En la mañana del tercer día, Lulú murió. Andrés salió de la alcoba extenuado. Estaban en la casa doña Leonarda y Niní con su marido. Ella parecía ya una jamona; él un chulo viejo lleno de alhajas. Andrés entró en el cuartucho donde dormía, se puso una inyección de morfina, y quedó sumido en un sueño profundo.
Se despertó a media noche y saltó de la cama. Se acercó al cadáver de Lulú, estuvo contemplando a la muerta largo rato y la besó en la frente varias veces.
Había quedado blanca, como si fuera de mármol, con un aspecto de serenidad y de indiferencia, que a Andrés le sorprendió.
Estaba absorto en su contemplación cuando oyó que en el gabinete hablaban. Reconoció la voz de Iturrioz, y la del médico; había otra voz, pero para él era desconocida.
Hablaban los tres confidencialmente.
—Para mí —decía la voz desconocida— esos reconocimientos continuos que se hacen en los partos, son perjudiciales. Yo no conozco este caso, pero, ¿quién sabe? quizá esta mujer, en el campo, sin asistencia ninguna, se hubiera salvado. La naturaleza tiene recursos que nosotros no conocemos.
—Yo no digo que no —contestó el médico que había asistido a Lulú—; es muy posible.
—¡Es lástima! —exclamó Iturrioz—. ¡Este muchacho ahora, marchaba tan bien!
Andrés, al oír lo que decían, sintió que se le traspasaba el alma. Rápidamente, volvió a su cuarto y se encerró en él.
Por la mañana, a la hora del entierro, los que estaban en la casa, comenzaron a preguntarse qué hacía Andrés.
—No me choca nada que no se levante —dijo el médico— porque toma morfina.
—¿De veras? —preguntó Iturrioz.
—Sí.
—Vamos a despertarle entonces —dijo Iturrioz.
Entraron en el cuarto. Tendido en la cama, muy pálido, con los labios blancos, estaba Andrés.
—¡Está muerto! —exclamó Iturrioz.
Sobre la mesilla de noche se veía una copa y un frasco de aconitina cristalizada de Duquesnel.

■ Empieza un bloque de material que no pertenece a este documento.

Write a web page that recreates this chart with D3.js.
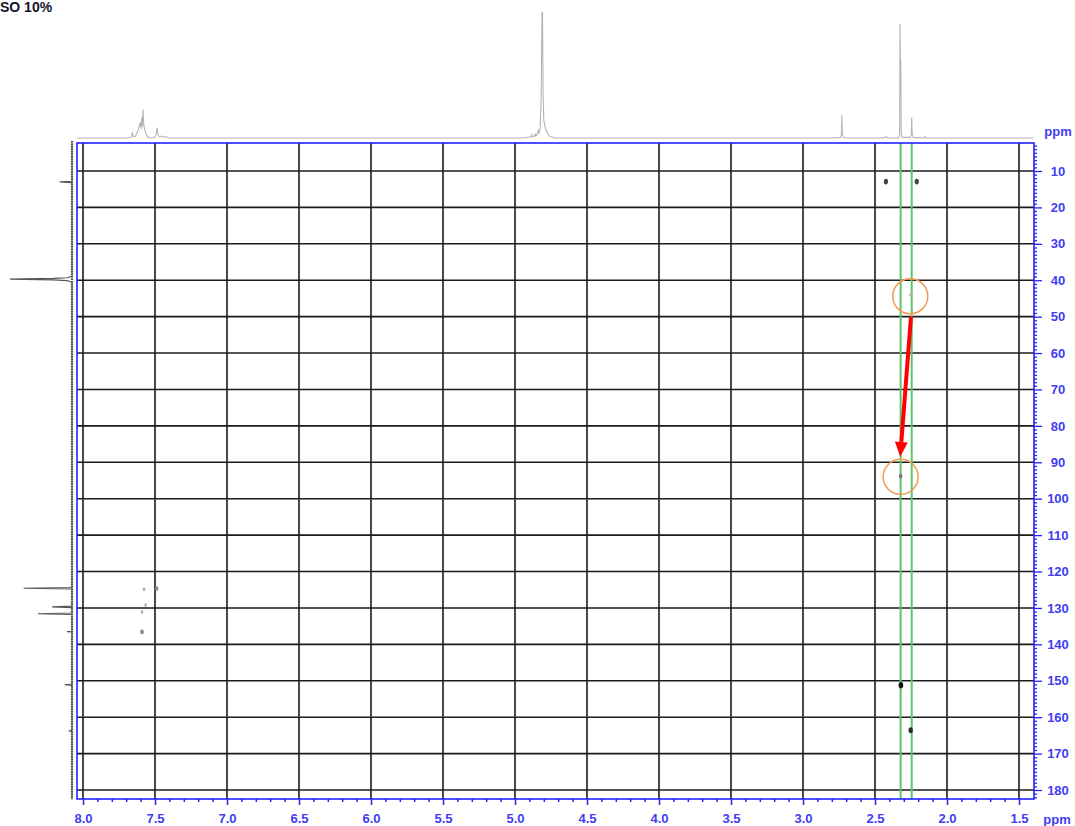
<!DOCTYPE html>
<html><head><meta charset="utf-8">
<script src="https://cdn.jsdelivr.net/npm/d3@7"></script>
<style>
body{margin:0;background:#fff;overflow:hidden}
svg{display:block;font-family:"Liberation Sans",Arial,sans-serif}
</style>
</head><body>
<svg id="c" width="1075" height="826"></svg>
<script>
// ---- data -------------------------------------------------------------
const title = "SO 10%";
const unitLabel = "ppm";

// 1H (horizontal) and 13C (vertical) axis ticks, ppm
const protonTicks = [8.0, 7.5, 7.0, 6.5, 6.0, 5.5, 5.0, 4.5, 4.0, 3.5, 3.0, 2.5, 2.0, 1.5];
const carbonTicks = [10, 20, 30, 40, 50, 60, 70, 80, 90, 100, 110, 120, 130, 140, 150, 160, 170, 180];

// 1H projection: [ppm, relative intensity %]
const protonTrace = [
  [8.04, 0], [7.70, 0], [7.665, 0.5], [7.658, 4], [7.650, 1], [7.635, 1.5], [7.620, 5],
  [7.604, 12], [7.598, 7], [7.592, 16], [7.588, 9], [7.583, 22], [7.578, 10], [7.570, 6],
  [7.562, 3], [7.552, 1], [7.535, 0], [7.50, 0.5], [7.492, 3], [7.486, 8], [7.480, 3],
  [7.470, 1], [7.45, 1.5], [7.44, 0.5], [7.42, 1], [7.40, 0],
  [4.95, 0], [4.888, 1], [4.884, 2.5], [4.879, 1], [4.866, 1.5], [4.86, 3], [4.855, 1.5],
  [4.845, 3], [4.838, 6], [4.832, 4], [4.825, 8], [4.818, 34], [4.8125, 98], [4.809, 98],
  [4.805, 34], [4.80, 14], [4.79, 8], [4.78, 5], [4.765, 2], [4.75, 1], [4.72, 0],
  [2.80, 0], [2.74, 0.5], [2.733, 3], [2.730, 18], [2.727, 3], [2.72, 0.5], [2.70, 0],
  [2.44, 0], [2.424, 1], [2.41, 0],
  [2.335, 0], [2.329, 3], [2.326, 89], [2.3235, 61], [2.321, 60], [2.318, 3], [2.31, 0.5],
  [2.255, 0.5], [2.248, 3], [2.245, 16], [2.242, 3], [2.235, 0.5],
  [2.16, 0], [2.153, 1], [2.146, 0], [1.40, 0]
];

// 13C projection: [ppm, relative intensity %]
const carbonTrace = [
  [2.4, 0], [12.8, 0], [13.0, 20], [13.2, 0],
  [38.9, 0], [39.3, 8], [39.5, 30], [39.7, 100], [39.9, 30], [40.1, 8], [40.5, 0],
  [124.4, 0], [124.6, 78], [124.8, 0],
  [129.5, 0], [129.7, 32], [129.9, 0],
  [131.4, 0], [131.6, 55], [131.8, 0],
  [136.4, 0], [136.5, 8], [136.6, 0],
  [150.9, 0], [151.1, 12], [151.3, 0],
  [163.6, 0], [163.8, 4], [164.0, 0],
  [182.6, 0]
];

// correlation peaks: [1H ppm, 13C ppm, relative intensity]
const crossPeaks = [
  [2.424, 12.9, 0.75], [2.210, 12.9, 0.75],
  [2.252, 44.0, 0.15],
  [2.322, 93.8, 0.45],
  [2.320, 151.2, 1.0],
  [2.252, 163.6, 0.85],
  [7.488, 124.7, 0.35], [7.576, 124.9, 0.15], [7.565, 129.2, 0.15],
  [7.590, 131.1, 0.15], [7.590, 136.6, 0.4]
];

// marked 1H shifts and highlighted correlations
const markerShifts = [2.322, 2.245];
const highlightPeaks = [[2.255, 44.4], [2.322, 94.0]];
const arrowFrom = [2.250, 50.0];
const arrowTo = [2.325, 88.5];

// ---- layout -----------------------------------------------------------
const svg = d3.select("#c");
const x = d3.scaleLinear().domain([8.0, 1.5]).range([83, 1019]);
const y = d3.scaleLinear().domain([10, 180]).range([171, 790]);
const frame = {left: 77, right: 1034, top: 143, bottom: 799};
const topI = d3.scaleLinear().domain([0, 100]).range([138, 10]);
const leftI = d3.scaleLinear().domain([0, 100]).range([72, 10]);
const blue = "#2222ff";
const labelBlue = "#3e3ef2";

// title
svg.append("text").attr("x", 0).attr("y", 12)
  .attr("font-size", 14).attr("font-weight", "bold").attr("fill", "#15152a")
  .text(title);

// grid
const g = svg.append("g");
g.selectAll("line.v").data(protonTicks).join("line")
  .attr("x1", d => x(d)).attr("x2", d => x(d))
  .attr("y1", frame.top).attr("y2", frame.bottom)
  .attr("stroke", "#1b1b1b").attr("stroke-width", 1.6);
g.selectAll("line.h").data(carbonTicks).join("line")
  .attr("x1", frame.left).attr("x2", frame.right)
  .attr("y1", d => y(d)).attr("y2", d => y(d))
  .attr("stroke", "#1b1b1b").attr("stroke-width", 1.6);

// marker lines at selected 1H shifts
svg.selectAll("line.mk").data(markerShifts).join("line")
  .attr("x1", d => x(d)).attr("x2", d => x(d))
  .attr("y1", frame.top).attr("y2", frame.bottom)
  .attr("stroke", "#5cc46c").attr("stroke-width", 2);

// correlation peaks
const shade = d3.scaleLinear().domain([0, 1]).range(["#d0d0d0", "#111"]);
const rad = d3.scaleSqrt().domain([0, 1]).range([0.8, 2.3]);
svg.selectAll("ellipse.pk").data(crossPeaks).join("ellipse")
  .attr("cx", d => x(d[0])).attr("cy", d => y(d[1]))
  .attr("rx", d => rad(d[2])).attr("ry", d => rad(d[2]) * 1.35)
  .attr("fill", d => shade(d[2]));

// highlight circles
svg.selectAll("circle.hl").data(highlightPeaks).join("circle")
  .attr("cx", d => x(d[0])).attr("cy", d => y(d[1])).attr("r", 17.5)
  .attr("fill", "none").attr("stroke", "#f39a52").attr("stroke-width", 1.5);

// arrow
{
  const x1 = x(arrowFrom[0]), y1 = y(arrowFrom[1]);
  const x2 = x(arrowTo[0]), y2 = y(arrowTo[1]);
  const ang = Math.atan2(y2 - y1, x2 - x1);
  const hl = 15, hw = 6.5;
  const bx = x2 - hl * Math.cos(ang), by = y2 - hl * Math.sin(ang);
  svg.append("line").attr("x1", x1).attr("y1", y1).attr("x2", bx).attr("y2", by)
    .attr("stroke", "#ff0000").attr("stroke-width", 4);
  const px = -Math.sin(ang) * hw, py = Math.cos(ang) * hw;
  svg.append("path")
    .attr("d", `M${x2},${y2}L${bx + px},${by + py}L${bx - px},${by - py}Z`)
    .attr("fill", "#ff0000");
}

// frame
svg.append("rect")
  .attr("x", frame.left).attr("y", frame.top)
  .attr("width", frame.right - frame.left).attr("height", frame.bottom - frame.top)
  .attr("fill", "none").attr("stroke", blue).attr("stroke-width", 1.6);

// bottom axis
const minorH = d3.range(80, 14, -1).map(v => v / 10).filter(v => Math.round(v * 10) % 5 !== 0);
const axB = svg.append("g").attr("transform", `translate(0,${frame.bottom})`);
axB.call(d3.axisBottom(x).tickValues(minorH).tickSize(3).tickFormat(""));
axB.call(g2 => g2.append("g").call(d3.axisBottom(x).tickValues(protonTicks).tickSize(6).tickFormat(d3.format(".1f"))));
axB.selectAll(".domain").remove();
axB.selectAll("line").attr("stroke", blue).attr("stroke-width", 1.5);
axB.selectAll("text").attr("y", 23.5).attr("dy", 0)
  .attr("font-size", 13).attr("font-weight", "bold").attr("fill", labelBlue)
  .attr("font-family", "Liberation Sans, Arial, sans-serif");

// right axis
const minorC = d3.range(3, 183, 1).filter(v => v % 10 !== 0);
const axR = svg.append("g").attr("transform", `translate(${frame.right},0)`);
axR.call(d3.axisRight(y).tickValues(minorC).tickSize(3).tickFormat(""));
axR.call(g2 => g2.append("g").call(d3.axisRight(y).tickValues(carbonTicks).tickSize(8).tickFormat(d3.format("d"))));
axR.selectAll(".domain").remove();
axR.selectAll("line").attr("stroke", blue).attr("stroke-width", 1.3);
axR.selectAll("text").attr("x", 24).attr("text-anchor", "middle")
  .attr("font-size", 13).attr("font-weight", "bold").attr("fill", labelBlue)
  .attr("font-family", "Liberation Sans, Arial, sans-serif");

// unit labels
[[1058, 135.5], [1057, 823.5]].forEach(p => {
  svg.append("text").attr("x", p[0]).attr("y", p[1]).attr("text-anchor", "middle")
    .attr("font-size", 13).attr("font-weight", "bold").attr("fill", labelBlue)
    .text(unitLabel);
});

// 1H projection (top)
svg.append("path").datum(protonTrace)
  .attr("d", d3.line().x(d => x(d[0])).y(d => topI(d[1])))
  .attr("fill", "none").attr("stroke", "#b4b4b4").attr("stroke-width", 1.1);

// 13C projection (left)
svg.append("line")
  .attr("x1", leftI(0)).attr("x2", leftI(0))
  .attr("y1", frame.top - 2).attr("y2", frame.bottom)
  .attr("stroke", "#4a4a4a").attr("stroke-width", 2.2).attr("stroke-dasharray", "1.5,1");
svg.append("path").datum(carbonTrace)
  .attr("d", d3.line().x(d => leftI(d[1])).y(d => y(d[0])))
  .attr("fill", "none").attr("stroke", "#555").attr("stroke-width", 1.1);
</script>
</body></html>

Andrés se había envenenado. Sin duda, la rapidez de la intoxicación no le produjo convulsiones ni vómitos. La muerte había sobrevenido por parálisis inmediata del corazón.
—Ha muerto sin dolor —murmuró Iturrioz—. Este muchacho no tenía fuerza para vivir. Era un epicúreo, un aristócrata, aunque él no lo creía.
—Pero había en él algo de precursor —murmuró el otro médico.